ZORLA 'AKŞAM YEMEĞİ VERİLMİŞTİR' BELGESİ İMZALTILDI
Avukatlarıyla görüşmesi başlar başlamaz jandarmanın gelip kendisini aldığını, yola çıkarken de eline bir yemek poşeti tutuşturulup, "Akşam yemeği verilmiştir" içerikli bir belgeye imza attırılmak istendiğini aktardı Gültan Hanım. Yine Elazığ Havaalanı'na gideceğini düşünürken, eline tutuşturulan bu yemek poşeti vesilesiyle öğrenmiş Sivas'a götürüldüğünü.
'UÇAK YOK' DİYE SİVAS'A GÖTÜRÜLDÜ
Sivas'a götürülmesinin nedeni ise "uçak bulunamaması"! Önceden tüm masrafların idareye yatırıldığı yolculuk, adeta bir işkenceye dönüştürülmüş, Sivas'a kadar 7 saat ring aracında eziyetli bir yolculuk sonrası gece 3.00'ü bulan bir saatte ancak Kandıra Cezaevi'ne varabilmiş Gültan hanım.

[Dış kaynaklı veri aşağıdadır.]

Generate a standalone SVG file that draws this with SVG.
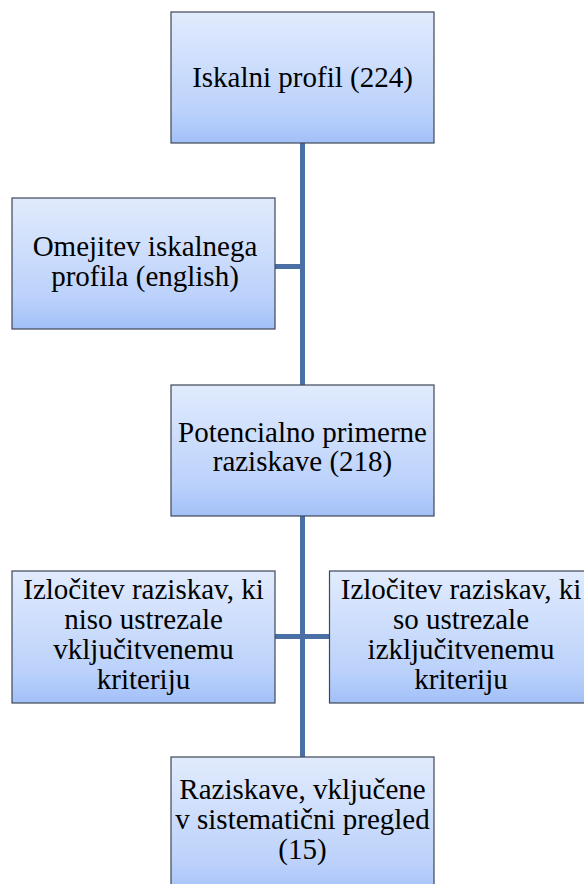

AİLESİ İKİ GÜN BOYUNCA HABER ALAMADI
Bu korkunç muamele hiçbir mahkuma reva görülemez. Hele de taziyesi olan, acısı büyük olan seçilmiş bir siyasetçiye, adeta işkence etmek için böyle bir eziyetin uygulanması hem insanlık dışı hem de hukuksuz. Acısına saygısızlık edilen, sağlığı konusunda riskler yaratılan, taziye ortamında Gültan hanımdan iki gün boyunca haber alamayan ailesini derin endişeye sürüklenmesine neden olan bu tutum, izaha muhtaçtır. Sorumluları ortaya çıkarılmalıdır. Bu konuda Adalet Bakanlığından bir açıklama bekliyoruz."